My question was answered last Friday, when the Oakland Police Department finally did storm the premises, along with three neighboring homes, and arrested seven people, including Yusuf Bey IV. This, however, was too late to save the life of Chauncey Bailey, the well-liked editor of the black-owned Oakland Post, who had decided to take up where the East Bay Express had left off and to investigate the finances of YBMB. He was shot dead last Thursday in broad daylight on an Oakland street. A young handyman from YBMB named Devaughndre Broussard has been charged in the Bailey case, and other members of the group are being investigated for involvement in the earlier crimes. The “bakery” itself owes more than $200,000 in back taxes and filed for bankruptcy protection last October.

Now, again, I am just asking, but what if this racket had been named the White Christian or Aryan Nations Cookie Parlor? (Motto and mission statement: “Don’t F*** With Us.”) I think that Oakland’s mayor, Ron Dellums—who I was startled to find was still alive—would have joined a picket line around the store (as would I). The same would doubtless have been true of Rep. Barbara Lee, in whose district the YBMB was situated. But instead, in its role as a “community business,” the YBMB enjoyed warm support and endorsement from both the mayor and the congresswoman. And the guns for past and future slayings were inside the store.

If this isn’t softness on crime, then the term is meaningless. Residents have been complaining for a long time about the atmosphere of hatred and violence—and about what some have called the YBMB’s attempt to “cleanse” the neighborhood, either of godless liquor stores on the model of jihadism or simply of business rivals and journalistic critics. What were the police doing all this time, and why did Chauncey Bailey have to be murdered before they could be moved to act? Perhaps they were doing what they do best: confiscating marijuana and rousting whores so as to painlessly improve the crime statistics. I called Bob Valladon, the extremely rude and graceless head of the Oakland police union, but I didn’t even get to put my question before receiving a large flea in my ear. Other California law-enforcement officials were adamant in refusing to be quoted in any way. I can’t say I blame them: Thousands of their voters and citizens are living in Third World conditions of fear, with a “no-snitch” policy openly enforced at gunpoint, and they cannot be troubled to do anything about it.

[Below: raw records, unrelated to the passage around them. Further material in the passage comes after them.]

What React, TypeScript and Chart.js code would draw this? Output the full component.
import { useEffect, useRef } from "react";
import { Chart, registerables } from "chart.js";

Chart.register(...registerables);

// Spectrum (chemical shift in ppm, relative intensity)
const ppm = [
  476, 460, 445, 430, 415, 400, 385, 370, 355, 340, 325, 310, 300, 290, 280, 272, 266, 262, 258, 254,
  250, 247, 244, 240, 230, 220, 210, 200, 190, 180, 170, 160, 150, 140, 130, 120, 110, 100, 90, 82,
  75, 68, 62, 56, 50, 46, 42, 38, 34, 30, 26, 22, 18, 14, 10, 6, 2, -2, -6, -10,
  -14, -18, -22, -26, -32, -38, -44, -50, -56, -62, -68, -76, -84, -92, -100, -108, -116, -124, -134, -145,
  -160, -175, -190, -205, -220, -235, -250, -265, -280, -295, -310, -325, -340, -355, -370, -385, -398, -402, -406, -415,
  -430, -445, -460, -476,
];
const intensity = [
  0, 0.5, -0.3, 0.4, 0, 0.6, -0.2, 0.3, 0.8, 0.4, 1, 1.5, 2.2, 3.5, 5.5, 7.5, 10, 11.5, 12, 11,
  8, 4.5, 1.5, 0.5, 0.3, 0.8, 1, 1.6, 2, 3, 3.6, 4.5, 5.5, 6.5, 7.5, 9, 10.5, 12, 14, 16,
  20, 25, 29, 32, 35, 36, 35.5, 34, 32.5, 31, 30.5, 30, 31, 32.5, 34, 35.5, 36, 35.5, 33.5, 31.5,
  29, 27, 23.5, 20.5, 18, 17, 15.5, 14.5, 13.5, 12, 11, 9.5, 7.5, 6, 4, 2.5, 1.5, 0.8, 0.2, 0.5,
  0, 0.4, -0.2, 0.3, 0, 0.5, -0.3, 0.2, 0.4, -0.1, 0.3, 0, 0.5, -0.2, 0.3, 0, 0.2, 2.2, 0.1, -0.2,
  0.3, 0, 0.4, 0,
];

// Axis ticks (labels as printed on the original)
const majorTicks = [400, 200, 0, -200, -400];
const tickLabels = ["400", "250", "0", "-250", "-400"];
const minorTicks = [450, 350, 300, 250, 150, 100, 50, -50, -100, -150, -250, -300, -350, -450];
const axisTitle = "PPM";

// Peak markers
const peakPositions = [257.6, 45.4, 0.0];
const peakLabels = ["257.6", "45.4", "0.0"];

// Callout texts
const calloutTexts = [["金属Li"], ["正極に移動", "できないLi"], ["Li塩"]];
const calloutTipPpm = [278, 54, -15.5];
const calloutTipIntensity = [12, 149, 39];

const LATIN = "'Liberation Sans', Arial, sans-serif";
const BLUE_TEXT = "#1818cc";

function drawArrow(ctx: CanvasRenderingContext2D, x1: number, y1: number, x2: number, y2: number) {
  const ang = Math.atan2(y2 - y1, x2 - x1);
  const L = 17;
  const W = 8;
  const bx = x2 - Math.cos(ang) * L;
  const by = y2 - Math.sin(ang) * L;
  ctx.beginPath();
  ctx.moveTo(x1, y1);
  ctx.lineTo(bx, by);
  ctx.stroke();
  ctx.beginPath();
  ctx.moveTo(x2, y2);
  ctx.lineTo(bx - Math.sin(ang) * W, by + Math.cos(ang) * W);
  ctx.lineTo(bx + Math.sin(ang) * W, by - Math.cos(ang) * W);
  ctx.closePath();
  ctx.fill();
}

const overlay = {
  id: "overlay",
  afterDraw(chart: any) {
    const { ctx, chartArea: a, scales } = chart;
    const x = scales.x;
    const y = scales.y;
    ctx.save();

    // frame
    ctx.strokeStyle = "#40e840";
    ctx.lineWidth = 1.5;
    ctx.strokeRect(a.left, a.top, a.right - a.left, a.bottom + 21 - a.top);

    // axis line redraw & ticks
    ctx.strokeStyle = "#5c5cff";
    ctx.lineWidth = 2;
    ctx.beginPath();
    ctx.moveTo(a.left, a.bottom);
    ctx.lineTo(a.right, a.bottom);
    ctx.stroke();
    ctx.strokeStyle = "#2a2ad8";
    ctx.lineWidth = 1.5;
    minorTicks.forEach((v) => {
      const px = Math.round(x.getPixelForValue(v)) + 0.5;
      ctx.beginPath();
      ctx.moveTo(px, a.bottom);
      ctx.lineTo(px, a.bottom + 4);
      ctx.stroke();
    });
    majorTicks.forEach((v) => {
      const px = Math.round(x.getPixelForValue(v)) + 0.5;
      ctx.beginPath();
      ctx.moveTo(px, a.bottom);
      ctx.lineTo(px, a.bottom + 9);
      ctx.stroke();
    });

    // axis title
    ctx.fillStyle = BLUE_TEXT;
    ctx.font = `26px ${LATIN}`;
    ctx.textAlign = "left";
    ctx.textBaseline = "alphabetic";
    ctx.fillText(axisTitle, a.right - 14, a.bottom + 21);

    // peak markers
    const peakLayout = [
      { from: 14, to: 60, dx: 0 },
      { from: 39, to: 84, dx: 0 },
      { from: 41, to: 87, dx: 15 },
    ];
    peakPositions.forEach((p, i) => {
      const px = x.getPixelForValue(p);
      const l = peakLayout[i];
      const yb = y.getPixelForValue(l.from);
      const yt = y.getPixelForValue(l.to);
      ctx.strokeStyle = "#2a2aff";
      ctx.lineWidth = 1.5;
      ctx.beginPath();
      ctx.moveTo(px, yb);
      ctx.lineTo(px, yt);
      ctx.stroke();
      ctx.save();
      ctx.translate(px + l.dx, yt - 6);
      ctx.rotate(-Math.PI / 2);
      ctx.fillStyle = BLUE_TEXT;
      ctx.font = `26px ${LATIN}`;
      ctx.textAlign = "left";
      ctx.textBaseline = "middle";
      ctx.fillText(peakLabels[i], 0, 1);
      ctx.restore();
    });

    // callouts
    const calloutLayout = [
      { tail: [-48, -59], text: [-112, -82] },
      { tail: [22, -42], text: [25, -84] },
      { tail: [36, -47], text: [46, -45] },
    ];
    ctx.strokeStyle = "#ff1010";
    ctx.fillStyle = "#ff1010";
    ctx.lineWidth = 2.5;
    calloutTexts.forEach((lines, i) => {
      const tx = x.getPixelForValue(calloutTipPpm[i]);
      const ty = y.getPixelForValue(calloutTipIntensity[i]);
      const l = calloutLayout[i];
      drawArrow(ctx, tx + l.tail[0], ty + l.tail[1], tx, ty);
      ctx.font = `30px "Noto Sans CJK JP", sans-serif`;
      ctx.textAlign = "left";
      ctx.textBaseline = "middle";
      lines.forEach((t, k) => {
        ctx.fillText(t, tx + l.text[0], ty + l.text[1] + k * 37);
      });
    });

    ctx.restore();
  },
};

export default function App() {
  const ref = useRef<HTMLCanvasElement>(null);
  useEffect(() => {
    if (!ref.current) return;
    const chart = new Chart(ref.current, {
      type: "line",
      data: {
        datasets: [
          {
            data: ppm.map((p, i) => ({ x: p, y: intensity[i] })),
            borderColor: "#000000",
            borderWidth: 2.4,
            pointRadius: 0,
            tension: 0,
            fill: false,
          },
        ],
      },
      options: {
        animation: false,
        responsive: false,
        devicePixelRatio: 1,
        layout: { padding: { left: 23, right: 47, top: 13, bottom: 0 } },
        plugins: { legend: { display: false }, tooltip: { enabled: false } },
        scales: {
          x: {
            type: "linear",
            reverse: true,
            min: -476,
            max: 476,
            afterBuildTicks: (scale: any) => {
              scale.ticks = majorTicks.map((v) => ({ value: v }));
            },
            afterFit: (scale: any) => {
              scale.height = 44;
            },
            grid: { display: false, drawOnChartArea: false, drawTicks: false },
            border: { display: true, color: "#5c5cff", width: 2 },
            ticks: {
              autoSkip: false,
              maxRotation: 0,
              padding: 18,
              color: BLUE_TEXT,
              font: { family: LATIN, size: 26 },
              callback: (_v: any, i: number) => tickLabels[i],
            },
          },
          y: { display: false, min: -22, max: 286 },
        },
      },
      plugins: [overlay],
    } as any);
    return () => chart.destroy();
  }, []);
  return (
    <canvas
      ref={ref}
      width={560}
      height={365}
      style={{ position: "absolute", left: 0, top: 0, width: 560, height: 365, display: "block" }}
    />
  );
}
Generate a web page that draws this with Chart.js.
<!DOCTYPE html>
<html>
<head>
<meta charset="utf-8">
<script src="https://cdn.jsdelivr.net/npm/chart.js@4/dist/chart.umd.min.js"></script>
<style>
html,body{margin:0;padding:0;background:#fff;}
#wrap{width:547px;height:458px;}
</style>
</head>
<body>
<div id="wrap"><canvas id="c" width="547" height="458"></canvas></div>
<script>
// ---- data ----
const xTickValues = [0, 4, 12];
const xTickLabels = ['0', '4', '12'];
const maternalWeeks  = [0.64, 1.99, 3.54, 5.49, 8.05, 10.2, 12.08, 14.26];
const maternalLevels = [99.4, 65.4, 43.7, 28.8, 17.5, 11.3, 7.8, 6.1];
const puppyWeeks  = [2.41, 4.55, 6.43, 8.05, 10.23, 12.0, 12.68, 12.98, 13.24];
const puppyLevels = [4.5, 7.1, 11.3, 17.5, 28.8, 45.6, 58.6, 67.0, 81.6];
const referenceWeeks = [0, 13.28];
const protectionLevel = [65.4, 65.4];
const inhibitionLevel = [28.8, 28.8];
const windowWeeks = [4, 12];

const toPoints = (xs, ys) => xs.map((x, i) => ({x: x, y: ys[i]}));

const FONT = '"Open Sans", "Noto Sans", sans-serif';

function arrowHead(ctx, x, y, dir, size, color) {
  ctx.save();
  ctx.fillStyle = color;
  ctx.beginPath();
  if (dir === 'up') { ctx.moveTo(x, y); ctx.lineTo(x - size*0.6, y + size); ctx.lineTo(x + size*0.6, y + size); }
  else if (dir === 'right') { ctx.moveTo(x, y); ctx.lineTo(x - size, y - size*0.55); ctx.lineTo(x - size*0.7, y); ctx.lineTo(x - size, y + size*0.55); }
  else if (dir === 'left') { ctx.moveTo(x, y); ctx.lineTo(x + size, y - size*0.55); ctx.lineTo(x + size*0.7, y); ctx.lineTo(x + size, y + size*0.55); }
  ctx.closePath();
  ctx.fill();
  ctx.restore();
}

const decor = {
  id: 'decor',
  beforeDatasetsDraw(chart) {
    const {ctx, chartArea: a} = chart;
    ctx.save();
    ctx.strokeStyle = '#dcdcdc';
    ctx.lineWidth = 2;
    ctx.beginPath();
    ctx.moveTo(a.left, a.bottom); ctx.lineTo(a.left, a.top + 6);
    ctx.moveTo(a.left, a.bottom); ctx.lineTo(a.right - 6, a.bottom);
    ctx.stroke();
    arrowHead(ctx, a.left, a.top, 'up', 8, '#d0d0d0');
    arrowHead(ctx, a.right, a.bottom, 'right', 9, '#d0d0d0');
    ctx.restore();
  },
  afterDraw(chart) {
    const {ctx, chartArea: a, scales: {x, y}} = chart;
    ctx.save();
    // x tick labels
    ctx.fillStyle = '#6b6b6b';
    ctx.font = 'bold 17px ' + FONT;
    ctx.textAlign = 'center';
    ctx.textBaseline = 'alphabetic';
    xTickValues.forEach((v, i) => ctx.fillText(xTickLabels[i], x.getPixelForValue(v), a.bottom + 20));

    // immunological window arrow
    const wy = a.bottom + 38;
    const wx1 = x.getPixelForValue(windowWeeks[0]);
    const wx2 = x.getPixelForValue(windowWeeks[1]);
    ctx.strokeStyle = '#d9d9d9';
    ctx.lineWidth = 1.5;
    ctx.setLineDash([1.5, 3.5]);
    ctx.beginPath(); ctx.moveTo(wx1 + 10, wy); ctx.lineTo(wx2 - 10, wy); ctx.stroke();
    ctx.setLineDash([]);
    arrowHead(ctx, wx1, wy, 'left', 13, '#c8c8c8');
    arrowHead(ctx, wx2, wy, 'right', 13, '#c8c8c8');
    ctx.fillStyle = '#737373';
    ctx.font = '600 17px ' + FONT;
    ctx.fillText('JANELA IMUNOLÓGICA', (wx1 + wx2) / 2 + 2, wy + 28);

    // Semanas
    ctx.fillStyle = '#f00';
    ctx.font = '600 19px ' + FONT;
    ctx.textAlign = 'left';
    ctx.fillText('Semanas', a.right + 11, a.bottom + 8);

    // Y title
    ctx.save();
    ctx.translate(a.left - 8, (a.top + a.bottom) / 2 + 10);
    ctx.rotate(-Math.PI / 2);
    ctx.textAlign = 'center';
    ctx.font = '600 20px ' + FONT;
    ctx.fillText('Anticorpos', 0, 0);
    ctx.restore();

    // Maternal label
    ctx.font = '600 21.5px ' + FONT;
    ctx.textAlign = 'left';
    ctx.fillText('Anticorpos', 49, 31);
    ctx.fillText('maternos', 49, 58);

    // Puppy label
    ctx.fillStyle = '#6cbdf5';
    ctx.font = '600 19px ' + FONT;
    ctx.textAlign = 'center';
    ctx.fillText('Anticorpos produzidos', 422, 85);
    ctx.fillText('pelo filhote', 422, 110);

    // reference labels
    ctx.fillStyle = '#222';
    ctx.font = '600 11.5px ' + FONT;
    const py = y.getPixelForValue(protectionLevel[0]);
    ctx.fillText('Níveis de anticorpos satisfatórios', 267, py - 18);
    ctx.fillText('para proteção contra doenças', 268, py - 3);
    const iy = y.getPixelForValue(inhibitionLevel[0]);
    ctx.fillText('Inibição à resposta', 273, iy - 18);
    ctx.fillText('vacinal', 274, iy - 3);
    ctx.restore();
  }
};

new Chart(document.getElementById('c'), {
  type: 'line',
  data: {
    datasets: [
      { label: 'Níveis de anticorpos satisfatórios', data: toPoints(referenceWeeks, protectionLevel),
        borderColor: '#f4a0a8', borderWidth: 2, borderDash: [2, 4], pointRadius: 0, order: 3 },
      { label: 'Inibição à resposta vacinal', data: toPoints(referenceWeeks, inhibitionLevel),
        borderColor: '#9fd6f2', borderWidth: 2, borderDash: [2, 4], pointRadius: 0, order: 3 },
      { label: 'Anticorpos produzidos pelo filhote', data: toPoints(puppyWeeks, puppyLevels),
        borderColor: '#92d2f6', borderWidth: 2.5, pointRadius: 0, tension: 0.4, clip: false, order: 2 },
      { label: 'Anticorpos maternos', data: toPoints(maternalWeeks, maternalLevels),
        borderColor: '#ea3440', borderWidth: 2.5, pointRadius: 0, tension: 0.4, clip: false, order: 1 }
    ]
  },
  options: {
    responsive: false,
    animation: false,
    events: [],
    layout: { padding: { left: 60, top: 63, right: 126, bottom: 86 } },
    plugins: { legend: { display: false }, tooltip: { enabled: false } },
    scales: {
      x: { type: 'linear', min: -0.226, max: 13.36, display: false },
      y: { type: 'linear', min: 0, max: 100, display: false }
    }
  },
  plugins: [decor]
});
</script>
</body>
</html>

This official apathy—amounting to collusion—is undergirded by a culture that cringingly insists on “respect” for any organization, however depraved, that can masquerade as “faith-based.” If I had stood outside that hideous bakery with a sign saying “Black Muslims Are Racists and Fanatics,” I think the cops would have turned up in a flat second and taken me into custody. I might well have been charged with a hate crime. As I have written before and am sure I will write again: This has to stop, and it has to stop right now, before shariabaking comes to a place near you.